Frequently Asked Questions

Common Questions

Climate Change

What is climate change?

The climate is changing because increased radiative forcing has disrupted the energy balance of our planet. This has large impacts on all our ecosystems. During the last decades the global temperature has increased, oceans have become warmer, snow and ice have melted and the sea level has risen. These observed changes have not occurred in earlier decades or millennia.

What causes climate change?

Electromagnetic radiation from the sun passes through the atmosphere to the Earth’s surface, where it is absorbed and  reflected back in the form of infrared heat waves. The incoming radiation and the outgoing energy should be in balance. This energy balance is what is called radiative forcing.

If the composition of the atmosphere is changed by increased greenhouse gases (GHGs), like carbon dioxide (CO2), methane (CH4) or nitrous oxide (N2O), this energy balance is disrupted. GHGs in the atmosphere are then blocking the outgoing heat from escaping the Earth, and therefore causing  global warming and the different consequences of climate change. 

Over millions of years energy from the sun has been stored in geological reserves as oil, gas and coal. Since the industrial era, people have found means to use this energy, but during the combustion process large amounts of carbon dioxide is released to the atmosphere. 

GHGs can be measured from ice cores and directly from the atmosphere. These measurements indicate that historical anthropogenic GHG emissions have been rapidly increasing since the prehistoric era. Due to economic and population growth atmospheric concentrations of GHGs have increased to levels that are unprecedented in the last 800,000 years (IPCC Climate Change 2014 Synthesis Report).

Carbon Emissions

What causes carbon emissions?

The majority of Finland’s greenhouse gas emissions come from production and consumption of energy, i.e. mainly from the use of fossil fuels. The high emissions from the energy sector are mainly due to the cold climate, the long distances in Finland and the energy-intensive industry.

However, the Finnish carbon footprint at the individual level is a completely different matter, because we consume a lot of products that have been produced and caused emissions elsewhere. Traveling and especially air travel also cause significant emissions. The average Finn has a carbon footprint of more than 10 tCO2 per year and consists of consumption (33%), traffic and travel (29%), housing (20%) and food (18%). A globally sustainable carbon footprint level would be around 1 tCO2 per year. (SITRA 2019)

How can I reduce my / my company’s carbon emissions?

The most effective ways to reduce emissions at the individual level are to reduce consumption and meat intake (or switch completely to a vegetarian diet), and to avoid air travel. 

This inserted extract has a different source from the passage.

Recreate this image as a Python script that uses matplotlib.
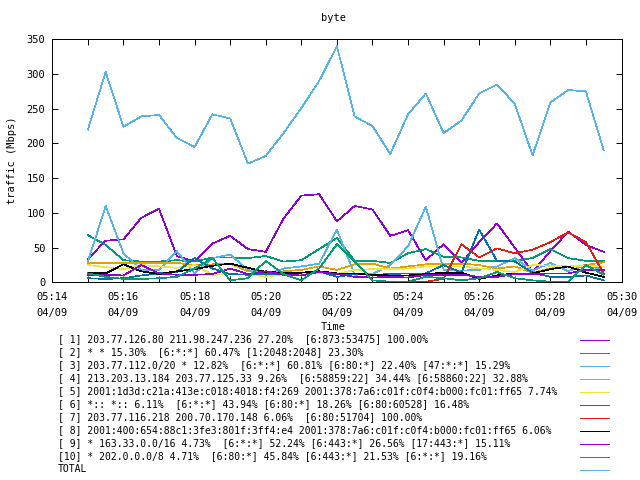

Almost all human activities unavoidably cause CO2 emissions. Although the main priority should be to avoid and reduce emissions, for example by changing operating models and reducing consumption, it is very challenging to eliminate emissions completely in today’s society. Emission offsets can be used to compensate for these remaining emissions, by reducing or sequestering the same amount of emissions elsewhere. Purchased carbon credits can be used to protect forest or plant trees in developing countries, support renewable energy production or provide energy-efficient stoves to local residents.

Is emission compensation reliable?

For compensation to actually take place, the emissions reduction must be real, permanent, additional and measurable. Additionality means that the activity in question could not have taken place without the sale of carbon credits. Permanence is intended to ensure, for example, that planted trees are not harvested after a few years. Ensuring the reality of the project guarantees that no carbon leakage will occur, i.e. that it will not increase emissions elsewhere. However, emission compensation is not entirely unproblematic. It is not possible to guarantee the permanence of operations with 100% certainty and proving additionality is challenging. For example, there is always the risk that planted trees could be destroyed by forest fire or extreme weather conditions. Compensation projects generally use a variety of buffer and overcompensation mechanisms to minimize these risks. Despite these challenges emission offsetting is clearly a better option than not to compensate.

What are the main benefits of offsetting emissions?

Carbon offsets make it possible for everyone to compensate for the CO2 emissions that they have caused. One of the benefits of offsetting is that it sets a monetary price for CO2 emissions. Thus, carbon offsets steers the individual’s behavior in a more sustainable direction. In principle, emissions should first be avoided and reduced where possible, and only then the remaining emissions should be offset. For example, if it is not possible to completely avoid air travel, emissions can be compensated for by purchasing carbon offsets equal to the emissions generated by the trip.

Planet Loves Trees

Why do PLT’s CO2 offsetting projects focus on forests?

Planet Loves Trees has focused on forest-related projects because deforestation is one of the biggest global environmental problems and because forest planting and protection have several positive impacts on climate, local populations, and biodiversity. To maximize the positive effects of compensation, our projects will focus on countries that do not yet have a binding emission reduction target. Planet Loves Trees is currently the only Finnish company to offer emission compensation without intermediaries in countries without an emission ceiling. The projects are implemented in close cooperation with the locals and respecting their needs.